Ignoring their warnings, Laughing Boy begins an awkward courtship with Slim Girl and marries her without their blessing.

They settle into married life away from the reservation and the town of the Americans and gradually fall in love. It’s a union that brings out the best in both people. Laughing Boy is a gifted jewelry maker and he hones his craft with her encouragement. He teaches her the ways of his people and she reclaims her Native heritage. Together they plan to return to the reservation and their people, but Slim Girl insists they must wait until they are have attained a certain level of success and wealth – something she attempts to measure by a combination of Native and American standards.

I’m not going to spoil the ending. You should read the book to find out what happens, but be warned - they do not get their “happily ever after.”

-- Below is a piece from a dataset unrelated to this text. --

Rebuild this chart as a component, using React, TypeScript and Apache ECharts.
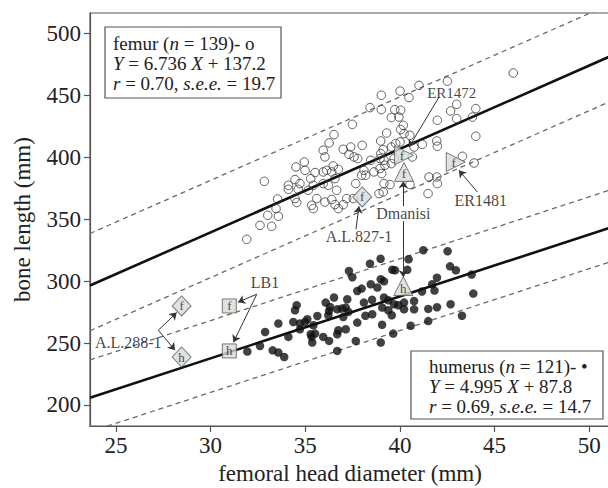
import React, { useEffect, useRef } from "react";
import * as echarts from "echarts";

const SERIF = "'Liberation Serif', 'Times New Roman', 'DejaVu Serif', serif";

const X_MIN = 23.63;
const X_MAX = 51.1;
const Y_MIN = 183;
const Y_MAX = 516.4;
const xTicks = [25, 30, 35, 40, 45, 50];
const yTicks = [200, 250, 300, 350, 400, 450, 500];

// regression and interval lines, values at the two ends of the x range
const lineEndsX = [23.63, 51.1];
const femurLine = [296.4, 481.4];
const femurUpper = [338.4, 523.4];
const femurLower = [259.9, 444.9];
const humerusLine = [205.8, 343.0];
const humerusUpper = [236.3, 373.5];
const humerusLower = [178.3, 315.5];

const femurPoints: [number, number][] = [
  [31.91, 333.7], [32.61, 345.0], [33.23, 344.2], [33.02, 353.1], [33.58, 352.3],
  [33.46, 358.5], [32.84, 380.5], [33.54, 366.2], [34.46, 366.6], [34.55, 363.4],
  [34.11, 377.3], [34.11, 374.1], [34.46, 381.9], [34.72, 378.7], [34.63, 374.1],
  [34.51, 392.1], [34.95, 396.1], [34.99, 389.4], [35.52, 387.6], [35.95, 388.1],
  [36.13, 389.4], [36.48, 392.9], [36.75, 390.2], [36.40, 388.1], [35.16, 373.3],
  [35.43, 377.3], [35.95, 378.7], [36.22, 377.3], [36.57, 382.7], [36.66, 373.3],
  [35.61, 366.6], [35.34, 361.2], [35.43, 358.5], [36.04, 363.8], [36.40, 365.8],
  [36.57, 361.7], [36.75, 358.5], [37.01, 361.7], [37.19, 366.6], [37.54, 366.6],
  [35.95, 405.6], [36.04, 400.2], [37.01, 406.4], [45.99, 468.0], [42.51, 461.3],
  [41.01, 458.0], [40.01, 453.4], [39.02, 450.0], [40.48, 448.1], [38.42, 440.0],
  [39.02, 438.4], [39.73, 438.4], [40.04, 437.9], [39.55, 432.0], [39.95, 432.4],
  [40.18, 425.7], [40.04, 422.3], [39.30, 419.5], [40.22, 419.0], [40.53, 417.7],
  [42.68, 437.3], [43.00, 442.7], [43.00, 431.1], [44.01, 439.2], [43.83, 432.4],
  [41.98, 429.8], [44.01, 416.9], [37.49, 426.5], [36.52, 418.2], [36.26, 411.5],
  [37.40, 408.2], [37.31, 402.3], [37.58, 400.2], [38.01, 409.6], [38.99, 413.1],
  [39.12, 406.1], [39.55, 408.2], [39.78, 411.0], [41.18, 410.4], [41.95, 413.1],
  [41.98, 408.8], [40.66, 400.2], [40.75, 408.2], [38.46, 397.5], [38.99, 402.9],
  [39.16, 397.5], [39.55, 394.8], [39.69, 398.9], [43.30, 400.7], [43.92, 395.3],
  [35.29, 382.7], [37.67, 378.7], [38.10, 389.4], [38.63, 388.1], [38.19, 385.4],
  [39.04, 386.8], [39.16, 378.7], [39.48, 377.9], [39.12, 371.9], [38.90, 370.6],
  [41.54, 384.0], [41.98, 378.7], [41.49, 370.6], [40.01, 412.3], [37.77, 398.9],
  [38.95, 398.9], [39.21, 393.5], [38.95, 390.8], [37.98, 385.4], [41.95, 384.0],
  [40.53, 377.9]
];

const humerusPoints: [number, number][] = [
  [42.52, 324.1], [41.24, 324.9], [40.46, 317.6], [38.98, 318.0], [38.42, 314.0],
  [42.65, 311.9], [42.96, 308.7], [43.79, 305.2], [41.96, 302.7], [43.88, 289.9],
  [42.68, 281.3], [41.96, 278.9], [41.50, 277.5], [41.50, 267.7], [43.28, 272.0],
  [40.57, 263.9], [39.65, 257.6], [38.99, 250.4], [37.67, 251.7], [36.69, 243.6],
  [39.60, 309.1], [40.39, 309.1], [37.31, 308.2], [37.49, 303.1], [38.99, 301.5],
  [39.16, 299.8], [38.46, 297.4], [37.75, 292.0], [37.22, 285.3], [36.52, 286.7],
  [36.08, 282.6], [35.64, 271.8], [36.26, 275.9], [36.69, 277.2], [37.14, 278.6],
  [38.10, 282.6], [38.53, 284.9], [39.16, 286.7], [39.07, 278.6], [39.69, 281.3],
  [40.22, 282.6], [40.75, 283.9], [41.17, 291.6], [41.83, 292.3], [41.71, 297.4],
  [40.75, 277.2], [40.22, 277.2], [38.54, 273.2], [38.18, 272.0], [37.75, 266.5],
  [39.06, 264.7], [37.14, 261.1], [36.69, 257.1], [36.26, 251.7], [35.37, 250.4],
  [35.29, 257.1], [38.81, 294.8], [35.11, 269.2], [39.74, 308.7], [37.98, 293.9],
  [39.39, 284.5], [39.57, 272.4], [39.92, 280.5], [39.39, 276.4], [36.31, 279.1],
  [36.22, 272.4], [36.93, 277.8], [37.01, 271.0], [37.28, 275.1], [34.55, 280.5],
  [34.46, 276.4], [34.37, 267.0], [34.72, 265.7], [34.99, 267.0], [35.43, 264.3],
  [33.58, 265.7], [32.88, 258.9], [35.52, 257.6], [35.95, 254.9], [36.75, 260.3],
  [34.11, 254.9], [35.34, 254.9], [31.94, 243.1], [32.61, 247.6], [33.28, 244.1],
  [33.58, 242.3], [33.89, 238.7], [34.72, 261.1]
];

// fossil specimens
const fossilX = [40.22, 40.22, 42.95, 38.01, 28.47, 28.47, 30.99, 30.99, 40.18];
const fossilY = [401.5, 388.1, 396.1, 367.9, 279.9, 238.7, 279.9, 243.6, 296.0];
const fossilBone = ["f", "f", "f", "f", "f", "h", "f", "h", "h"];
const fossilSymbol = ["triangle", "triangle", "triangle", "diamond", "diamond", "diamond", "rect", "rect", "triangle"];
const fossilRotate = [-90, 0, -90, 0, 0, 0, 0, 0, 0];

// specimen labels
const labelNames = ["ER1472", "Dmanisi", "ER1481", "A.L.827-1", "A.L.288-1", "LB1"];
const labelX = [42.74, 40.18, 44.27, 37.84, 25.65, 32.87];
const labelY = [451.8, 354.5, 365.2, 336.2, 250.4, 298.8];
const labelSize = [15, 16, 16, 16, 16, 16];

// arrows: [from, to]
const arrows: [[number, number], [number, number]][] = [
  [[42.07, 448.6], [40.48, 408.2]],
  [[40.18, 360.4], [40.18, 380.5]],
  [[40.18, 348.3], [40.18, 303.1]],
  [[44.09, 371.9], [43.12, 389.4]],
  [[37.68, 341.8], [37.84, 360.4]],
  [[27.24, 260.3], [28.21, 274.6]],
  [[27.24, 260.3], [28.12, 244.2]],
  [[32.44, 289.4], [31.45, 282.9]],
  [[32.44, 289.4], [31.21, 250.6]]
];

const seg = (ys: number[]) => lineEndsX.map((x, i) => [x, ys[i]]);

export default function App() {
  const ref = useRef<HTMLDivElement>(null);
  useEffect(() => {
    document.body.style.margin = "0";
    if (!ref.current) return;
    const chart = echarts.init(ref.current, null, { renderer: "svg" });
    const dashed = (ys: number[]) => ({
      type: "line",
      data: seg(ys),
      showSymbol: false,
      symbol: "none",
      silent: true,
      lineStyle: { color: "#6a6a6a", width: 1.3, type: [5, 4] },
      z: 2,
    });
    const solid = (ys: number[]) => ({
      type: "line",
      data: seg(ys),
      showSymbol: false,
      symbol: "none",
      silent: true,
      lineStyle: { color: "#111", width: 2.6 },
      z: 3,
    });
    const rich = {
      r: { fontFamily: SERIF, fontSize: 19, lineHeight: 20, fill: "#222" },
      i: { fontFamily: SERIF, fontSize: 19, lineHeight: 20, fill: "#222", fontStyle: "italic" },
    };
    chart.setOption({
      animation: false,
      backgroundColor: "#fff",
      grid: {
        left: 90,
        top: 13,
        right: -2,
        bottom: 62,
        show: true,
        borderColor: "#555",
        borderWidth: 1.2,
        containLabel: false,
        outerBoundsMode: "none",
      },
      xAxis: {
        type: "value",
        min: X_MIN,
        max: X_MAX,
        splitLine: { show: false },
        axisLine: { show: true, lineStyle: { color: "#555", width: 1.2 } },
        axisTick: { show: true, inside: false, length: 6, customValues: xTicks, lineStyle: { color: "#555", width: 1.2 } },
        axisLabel: { customValues: xTicks, fontFamily: SERIF, fontSize: 23, color: "#222", margin: 8 },
        name: "femoral head diameter (mm)",
        nameLocation: "middle",
        nameGap: 33,
        nameTextStyle: { fontFamily: SERIF, fontSize: 23, color: "#222" },
      },
      yAxis: {
        type: "value",
        min: Y_MIN,
        max: Y_MAX,
        splitLine: { show: false },
        axisLine: { show: true, lineStyle: { color: "#555", width: 1.2 } },
        axisTick: { show: true, inside: false, length: 6, customValues: yTicks, lineStyle: { color: "#555", width: 1.2 } },
        axisLabel: { customValues: yTicks, fontFamily: SERIF, fontSize: 23, color: "#222", margin: 9 },
        name: "bone length (mm)",
        nameLocation: "middle",
        nameGap: 56,
        nameTextStyle: { fontFamily: SERIF, fontSize: 23, color: "#222" },
      },
      series: [
        dashed(femurUpper),
        dashed(femurLower),
        dashed(humerusUpper),
        dashed(humerusLower),
        solid(femurLine),
        solid(humerusLine),
        {
          type: "scatter",
          data: femurPoints,
          symbol: "circle",
          symbolSize: 8.5,
          silent: true,
          itemStyle: { color: "rgba(255,255,255,0)", borderColor: "#3a3a3a", borderWidth: 1 },
          z: 4,
        },
        {
          type: "scatter",
          data: humerusPoints,
          symbol: "circle",
          symbolSize: 8.5,
          silent: true,
          itemStyle: { color: "#111" },
          z: 4,
        },
        {
          type: "lines",
          coordinateSystem: "cartesian2d",
          data: arrows.map((a) => ({ coords: a })),
          symbol: ["none", "arrow"],
          symbolSize: 7,
          silent: true,
          lineStyle: { color: "#333", width: 1, opacity: 1 },
          z: 5,
        },
        {
          type: "scatter",
          silent: true,
          z: 6,
          data: fossilX.map((x, i) => ({
            value: [x, fossilY[i]],
            symbol: fossilSymbol[i],
            symbolRotate: fossilRotate[i],
            symbolSize: fossilSymbol[i] === "rect" ? 14 : fossilSymbol[i] === "diamond" ? [19, 20] : 19,
            label: {
              show: true,
              position: "inside",
              formatter: fossilBone[i],
              offset: fossilSymbol[i] === "triangle" ? (fossilRotate[i] === 0 ? [0, 2] : [-2, 0]) : [0, 0],
              fontFamily: SERIF,
              fontSize: 13,
              color: "#222",
            },
          })),
          itemStyle: { color: "#d9d9d9", borderColor: "#5a5a5a", borderWidth: 1 },
        },
        {
          type: "scatter",
          silent: true,
          z: 7,
          symbolSize: 0,
          data: labelX.map((x, i) => ({
            value: [x, labelY[i]],
            name: labelNames[i],
            label: {
              show: true,
              position: "inside",
              formatter: "{b}",
              fontFamily: SERIF,
              fontSize: labelSize[i],
              color: "#111",
            },
          })),
        },
      ],
      graphic: [
        {
          type: "rect",
          shape: { x: 105, y: 27, width: 176, height: 71 },
          style: { fill: "#fff", stroke: "#555", lineWidth: 1.2 },
          z: 10,
        },
        {
          type: "text",
          x: 113,
          y: 33,
          z: 11,
          style: {
            text: "{r|femur (}{i|n}{r| = 139)- o}\n{i|Y}{r| = 6.736 }{i|X}{r| + 137.2}\n{i|r}{r| = 0.70, }{i|s.e.e.}{r| = 19.7}",
            rich,
            verticalAlign: "top",
          },
        },
        {
          type: "rect",
          shape: { x: 411, y: 351, width: 192, height: 68 },
          style: { fill: "#fff", stroke: "#555", lineWidth: 1.2 },
          z: 10,
        },
        {
          type: "text",
          x: 429,
          y: 356,
          z: 11,
          style: {
            text: "{r|humerus (}{i|n}{r| = 121)- •}\n{i|Y}{r| = 4.995 }{i|X}{r| + 87.8}\n{i|r}{r| = 0.69, }{i|s.e.e.}{r| = 14.7}",
            rich,
            verticalAlign: "top",
          },
        },
      ],
    });
    return () => chart.dispose();
  }, []);
  return <div ref={ref} style={{ width: 608, height: 488 }} />;
}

Keep in mind as you are reading the book is set around 1914 when the first horseless carriages were making their way onto Indian lands. Times were changing and many tribes were struggling to maintain their old traditions. Native Americans had very different laws, customs and views about life and death than their “American” neighbors.

As powerful as this book is, I wonder how different it would be if it had been written by a Native American. La Farge does an admirable job sharing Laughing Boy’s emotions and beliefs, but did he fully understand what he never had to experience firsthand? As a writer, I like to believe we can crawl inside our characters and feel what they feel, but as a reader I think of Alex Haley and Roots and the power of Anne Frank’s diary written in her own words.

Oliver La Farge wrote several works of fiction and non-fiction. Most of his works were influenced by Native American culture. E of his better known works include A Pause in the Desert: A collection of short stories, The Mother Ditch, Pictorial History of the American Indian, Behind the Mountains, Raw Material and The Man with the Calabash Pipe.